To make a long story short (too late) Amen, Sista! It’s all about the woo! Glad you’re back… Hope you have a woooonderful weekend! ;~)
Hi Nan! Fabulous post. I think the basic idea that people should stick to the fundamentals is pertinent to everyone, individually as well as couples. If we are lucky/smart/intuitive/lucky enough to figure out what is really important in our lives, then we can find that basic, core happiness. Am I sounding too serious here? I’m reflective today, so sue me. LOL
Big hugs my friend. LOVED this post!
Terri
Ironically, my favorite Family Guy episode features that song heavily… it’s the one where they go to Martha’s Vineyard so that Brian can win some writing award or other…
but anyway…
you’re absolutely right. As much hate as there seems to be in the world there will always be room for love and lovers, courtship, wooing…
As usual when I come over to check your posts out I am not disappointed. I learn a little, laugh a lot and sometimes get a tear in my eye. I really like your blog. This is my favorite of all time evah movie. Evah. Loved hearing tht song again. Thank you.
Nan, I couldn’t agree with you more! Without the fundamentals of love, we only have the shell of a relationship. I too love the word woo. I think it’s because it means to court, something that sadly, many men forget to keep doing once they marry. Women too can be guilty of turning into judgemental and criticizing ninnies and this is detrimental to a relationship. Back in the old days, now that was courting! If only chaperones hadn’t been a must as well! Sigh. 🙂
Oh you said it just right! Men forget and women can turn into judgmental critical ninnies (love that word). Both can start looking at all the negative things about one another instead of focusing on the positive.
Hey chaperones kept everyone safer!
Nan-
Thank you…been sick and stressed lately, found myself “BLAH, BLAH, AND DOUBLE DANG BLAH” first thing this morning at poor Mr. Wilson.
I didn’t completely disgrace myself, though. I gave it 5 minutes, let him know that “shortest peep” (aka Seanie) would be spending the nite away…and oh by the way would he consent to be my date for an evening out?
It’s not always the Mr. asking…we need to remember to woo and pursue every so often from our end as well.

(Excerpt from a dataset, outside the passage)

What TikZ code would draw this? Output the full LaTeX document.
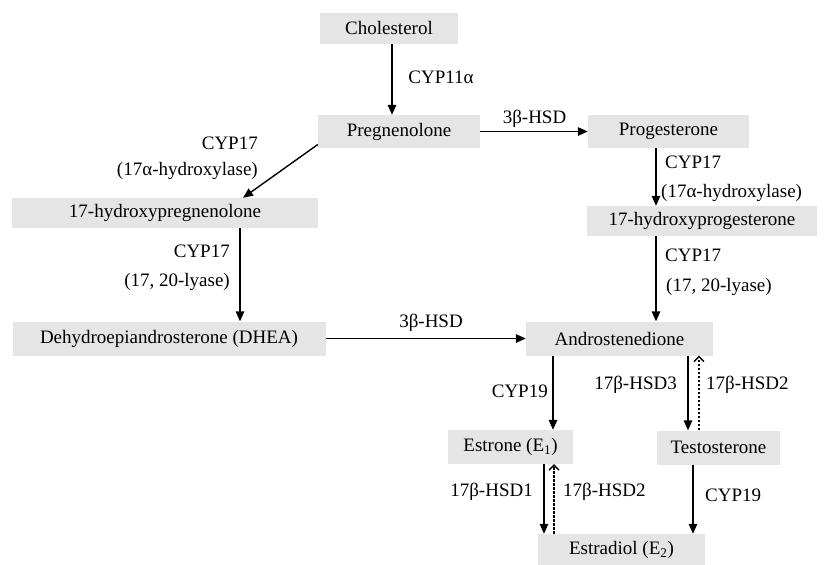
\documentclass[tikz,border=0pt]{standalone}
\usepackage{fontspec}
\setmainfont{Liberation Serif}
\usetikzlibrary{arrows.meta,calc}
\definecolor{boxgray}{RGB}{229,229,229}
\begin{document}
\begin{tikzpicture}[x=1pt,y=-1pt, font=\fontsize{19}{22}\selectfont,
  box/.style={fill=boxgray, inner sep=0pt, anchor=center},
  arr/.style={-{Triangle[length=10pt,width=8.5pt]}, line width=1.4pt},
  darr/.style={-{Straight Barb[length=5pt,width=10pt,line width=1.4pt]}, line width=1.4pt, dash pattern=on 2.5pt off 1.5pt},
  lab/.style={inner sep=0pt}]
\useasboundingbox (0,0) rectangle (825,565);
% boxes
\node[box, minimum width=138pt, minimum height=31pt] (chol) at (389,28.5) {Cholesterol};
\node[box, minimum width=162pt, minimum height=33pt] (preg) at (399,131.5) {Pregnenolone};
\node[box, minimum width=161pt, minimum height=33pt] (prog) at (668.5,131.5) {Progesterone};
\node[box, minimum width=306pt, minimum height=30pt] (ohpreg) at (165,213) {17-hydroxypregnenolone};
\node[box, minimum width=230pt, minimum height=30pt] (ohprog) at (702,221) {17-hydroxyprogesterone};
\node[box, minimum width=313pt, minimum height=34pt] (dhea) at (169,338.5) {Dehydroepiandrosterone (DHEA)};
\node[box, minimum width=187pt, minimum height=34pt] (andro) at (619.5,338.5) {Androstenedione};
\node[box, minimum width=125pt, minimum height=34pt] (estrone) at (510.5,447) {Estrone (E\textsubscript{1})};
\node[box, minimum width=123pt, minimum height=34pt] (testo) at (718.5,447.5) {Testosterone};
\node[box, minimum width=167pt, minimum height=32pt] (estradiol) at (621.5,550) {Estradiol (E\textsubscript{2})};
% helper coordinates
\coordinate (c1) at ([xshift=3pt]chol.south);
\coordinate (c2) at ([xshift=75pt]ohpreg.south);
\coordinate (c3) at ([xshift=-12.5pt]prog.south);
\coordinate (c3b) at ([xshift=-46pt]ohprog.south);
\coordinate (c4) at ([xshift=-66.5pt]andro.south);
\coordinate (c5) at ([xshift=68.5pt]andro.south);
\coordinate (c6) at ([xshift=79.5pt]andro.south);
\coordinate (c7) at ([xshift=33.5pt]estrone.south);
\coordinate (c8) at ([xshift=43.5pt]estrone.south);
\coordinate (c9) at ([xshift=-25.5pt]testo.south);
\coordinate (p1) at ([yshift=-13pt]preg.west);
\coordinate (p2) at ([xshift=78pt]ohpreg.north);
% arrows
\draw[arr] (c1) -- (c1 |- preg.north);
\draw[arr] (preg.east) -- (prog.west);
\draw[arr] (p1) -- (p2);
\draw[arr] (c2) -- (c2 |- dhea.north);
\draw[arr] (c3) -- (c3 |- ohprog.north);
\draw[arr] (c3b) -- (c3b |- andro.north);
\draw[arr] (dhea.east) -- (andro.west);
\draw[arr] (c4) -- (c4 |- estrone.north);
\draw[arr] (c5) -- (c5 |- testo.north);
\draw[darr] (c6 |- testo.north) -- (c6);
\draw[arr] (c7) -- (c7 |- estradiol.north);
\draw[darr] (c8 |- estradiol.north) -- (c8);
\draw[arr] (c9) -- (c9 |- estradiol.north);
% labels
\node[lab] (l1) at (441,77) {CYP11α};
\node[lab] (l2) at (534.5,119) {3β-HSD};
\node[lab, anchor=east] (l3) at (258,143) {CYP17};
\node[lab, anchor=east] (l4) at (258,171) {(17α-hydroxylase)};
\node[lab, anchor=east] (l5) at (230,251) {CYP17};
\node[lab, anchor=east] (l6) at (230,282) {(17, 20-lyase)};
\node[lab, anchor=west] (l7) at (665,162) {CYP17};
\node[lab, anchor=west] (l8) at (661,193) {(17α-hydroxylase)};
\node[lab, anchor=west] (l9) at (665,255) {CYP17};
\node[lab, anchor=west] (l10) at (666,287) {(17, 20-lyase)};
\node[lab] (l11) at (431,323) {3β-HSD};
\node[lab, anchor=east] (l12) at (548,391) {CYP19};
\node[lab, anchor=east] (l13) at (677,385) {17β-HSD3};
\node[lab, anchor=west] (l14) at (706,385) {17β-HSD2};
\node[lab, anchor=east] (l15) at (533,492) {17β-HSD1};
\node[lab, anchor=west] (l16) at (563,492) {17β-HSD2};
\node[lab, anchor=west] (l17) at (705,495) {CYP19};
\end{tikzpicture}
\end{document}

As usual, you are in my head.
But that’s why I love ya so much:)
Have an A-Mazing weekend my friend!
Tracy
I loved this post!! It is so true simplicity … and wooing and courting, treasuring it is what is real! I thank the universe and God for the sending my sweetheart my way… Like you said – could have gotten through some things — but with his love, support, encouragement this detour has certainly been much more tolerable.
Love the photo on the bottom … after all Prince’s are frogs , until kissed by a princess , that is meant for them! Wishing you a fabulous evening..Blessings, xo HHL
Awww….man….you got right to the fundamentals! 🙂 So, so true!
You are so right. If couples just remembered what they did in the beginning of the courtship and kept applying that, there would be fewer divorces. I thought the saying was Play it again sam?
Nope, that is probably one of the most misquoted movie lines ever!
Where have you been? You don’t seem to be writing as much as you had been. Anyway I loved this post. I was feeling all mushy and romantic with tears in my eyes. Then what happens? You kissed a frog. You are weird, girl, just weird.
Since the internet blackout, I haven’t had much time to write! Once I get some things completed, I’ll have more time. And just in case people wonder, I am not really calling Alpha Hubby a frog, per se. Just that he is a real prince (smile).